Currently, there is no consensus on the identity of EDHFs or the exact mechanisms by which EDHFs relax vascular smooth muscle, even though some evidence, demonstrates that the action of EDHF involves calcium- sensitive K+ channels (KCa), that are sensitive to effects of the toxins apamin and charybdotoxin.

Endothelial hyperpolarization is likely due to several factors that are site- and species-specific, ultimately causing vascular smooth muscle hyperpolarization and relaxation. Gladwin et al., reported a significant upregulation of EDHFs and prostacyclin in males and females with SCD(9). Presently, the understanding of EDHF is limited, especially in SCD. Most studies have concentrated on understanding the mechanism of EDHFs in other cardiovascular diseases like hypertension, whereas the role of EDHFs in regulating and coordinating vascular function in SCD has received much less attention. Our previous work and other studies have demonstrated reduced NO levels in SCD partly as a result of eNOS gene polymorphism.


Specific Aims

1. To determine the relative importance of NO, prostacyclin and EDHFs as vasodilators in subcutaneous arteries in SCD patients.

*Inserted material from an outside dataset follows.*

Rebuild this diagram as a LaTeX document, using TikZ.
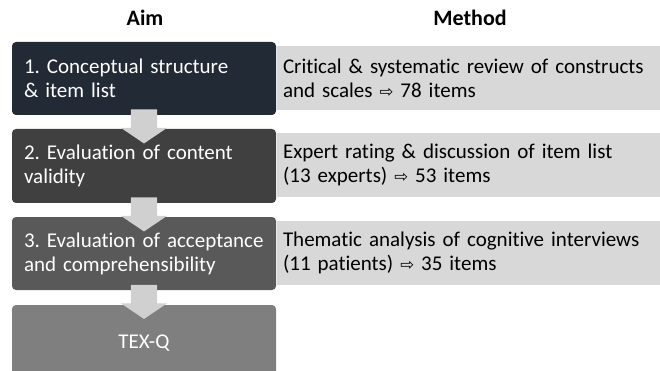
\documentclass[tikz,border=0pt]{standalone}
\usepackage{fontspec}
\setmainfont{Carlito}[Ligatures=NoCommon]
\newfontfamily\arrowfont{DejaVu Sans}
\usetikzlibrary{shapes.arrows,calc}
\definecolor{stepnavy}{HTML}{222A35}
\definecolor{stepdark}{HTML}{404040}
\definecolor{stepmid}{HTML}{595959}
\definecolor{steplight}{HTML}{7F7F7F}
\definecolor{methodgray}{HTML}{D8D8D8}
\definecolor{arrowgray}{HTML}{D0D0D0}
\newcommand{\yields}{{\arrowfont\fontsize{16.5}{16}\selectfont ⇨}}
\frenchspacing

\begin{document}
\begin{tikzpicture}[x=1pt,y=-1pt,
  aimbox/.style={rectangle,rounded corners=4pt,minimum width=264pt,text width=240pt,
    inner xsep=12pt,align=left,text=white,font=\fontsize{21}{24}\selectfont},
  methodbox/.style={rectangle,fill=methodgray,minimum width=383pt,minimum height=64pt,
    text width=370pt,inner xsep=6pt,align=left,font=\fontsize{21}{24}\selectfont},
  heading/.style={font=\bfseries\fontsize{22}{24}\selectfont},
  downarrow/.style={single arrow,fill=arrowgray,rotate=-90,inner xsep=0pt,inner ysep=13pt,
    minimum height=34pt,single arrow head extend=10pt,single arrow tip angle=112}]
  \useasboundingbox (0,0) rectangle (660,371);

  % column headings
  \node[heading] (aimhead) at (145,18) {Aim};
  \node[heading] (methodhead) at (470,18) {Method};

  % method column (drawn first, the aim boxes sit on top of its left edge)
  \node[methodbox] (meth1) at (468,78) {Critical \& systematic review of constructs\\and scales \yields{} 78 items};
  \node[methodbox] (meth2) at (468,165) {Expert rating \& discussion of item list\\(13 experts) \yields{} 53 items};
  \node[methodbox] (meth3) at (468,252.5) {Thematic analysis of cognitive interviews\\(11 patients) \yields{} 35 items};

  % aim column
  \node[aimbox,fill=stepnavy,minimum height=73pt] (aim1) at (144,78.5) {1. Conceptual structure\\\& item list};
  \node[aimbox,fill=stepdark,minimum height=74pt] (aim2) at (144,166) {2. Evaluation of content\\validity};
  \node[aimbox,fill=stepmid,minimum height=73pt] (aim3) at (144,253.5) {3. Evaluation of acceptance\\and comprehensibility};
  \node[aimbox,fill=steplight,minimum height=76pt,align=center] (aim4) at (144,343) {TEX-Q};

  % block arrows between the steps
  \node[downarrow] (arr1) at ($(aim1.south)!0.5!(aim2.north)$) {};
  \node[downarrow] (arr2) at ($(aim2.south)!0.5!(aim3.north)$) {};
  \node[downarrow] (arr3) at ($(aim3.south)!0.5!(aim4.north)$) {};
\end{tikzpicture}
\end{document}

2. To determine if endothelium dependent hyperpolarization-type relaxation compensates for attenuated NO-mediated responses in subcutaneous arteries of SCD patients

Research Significance

The limited knowledge on the role of endothelium-derived relaxing factor (EDHFs) in sickle cell disease (SCD) limits the medical community from effectively manipulating EDHF in the clinical setting for effective management of SCD. Although impairment of endothelium-dependent relaxation has been documented in small and large arteries of diabetes patients, the relative contributions of EDHF-dependent signals to dysfunctional endothelium-dependent relaxation remains poorly understood in SCD. Increased understanding of different vasorelaxation mechanisms in small arteries in SCD could help identify proper therapeutic targets to treat endothelial dysfunction in SCD patients.  This project is directly relevant for populations in the United States suffering from sickle cell disease.